Days of Glory, the English title of Rachid Bouchareb's film — called Indigènes, or natives, in French — has a rousing, somewhat generic war-movie ring. And Bouchareb, a French director of Algerian descent who has made four previous features, sticks close to the conventions of the genre as he follows a small group of World War II infantrymen from North Africa through Italy and across France into Alsace. His combat sequences are filmed with exquisite precision and edited with admirable economy, and the quieter moments that allow the characters of the men to emerge, find a perfect balance between dramatic impact and psychological authenticity.

In many ways, Days of Glory, fits comfortably into a proud and apparently inexhaustible cinematic tradition. It is a chronicle of courage and sacrifice, of danger and solidarity, of heroism and futility, told with power, grace and feeling, and brought alive by first-rate acting. A damn good war movie.

What makes Days of Glory something more — something close to a great movie — is that it finds a new and politically urgent story to tell in the well-trodden (and beautifully photographed) soil of wartime Europe. That English title also evokes the opening lines of La Marseillaise, which announce that the day of martial glory has arrived for "the children of the fatherland".

The soldiers in Bouchareb's film, from Algeria and other French colonies in North Africa, are fighting for France, but the nature of their patrimony is painfully ambiguous. Their stories are hardly unique: Hundreds of thousands of "indigenous soldiers" fought against the Axis under the French flag, but their experiences have had at best a marginal place in popular histories of the war.

Bouchareb, working from a packed, efficient script by Olivier Lorelle, has an impeccable sense of narrative rhythm. For all of its characters and incidents, Days of Glory rarely feels crowded or hectic, and its occasional didacticism never prevents you from appreciating the excellence of the film-making. Bouchareb makes every shot count.

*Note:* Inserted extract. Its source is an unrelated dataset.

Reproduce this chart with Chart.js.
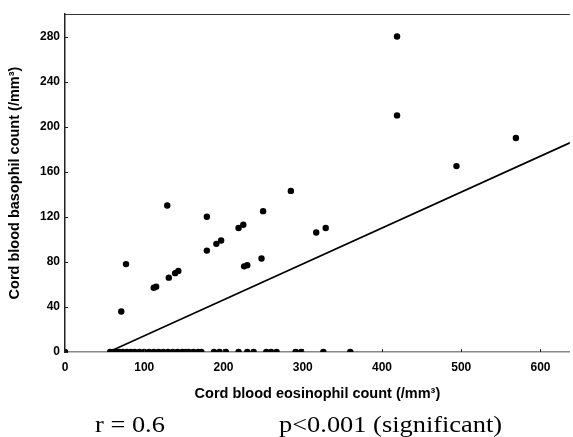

The movie ends, true to Greatest Generation form, with a survivor's visit, 60 years after the war, to a cemetery, where rounded, tapered Muslim headstones are, at least, as numerous as white crosses. The last scenes suggest a grim corollary: If you die in a country, it's your home.

But the contradictions persist. The children and grandchildren of these soldiers, and their comrades, are still not entirely at home in France, which shed its colonies grudgingly (and in the case of Algeria, brutally) in the decades after the defeat of fascism. The "indigenous" soldiers saw their military pensions frozen in 1959 as their countries moved towards independence. A law passed in 2002 promised them restitution, but no funds were authorised until this year, when Jacques Chirac, the president of the republic, attended a screening of Days of Glory, a powerful exploration of injustice and resilience that arrived six decades too late, and just in time.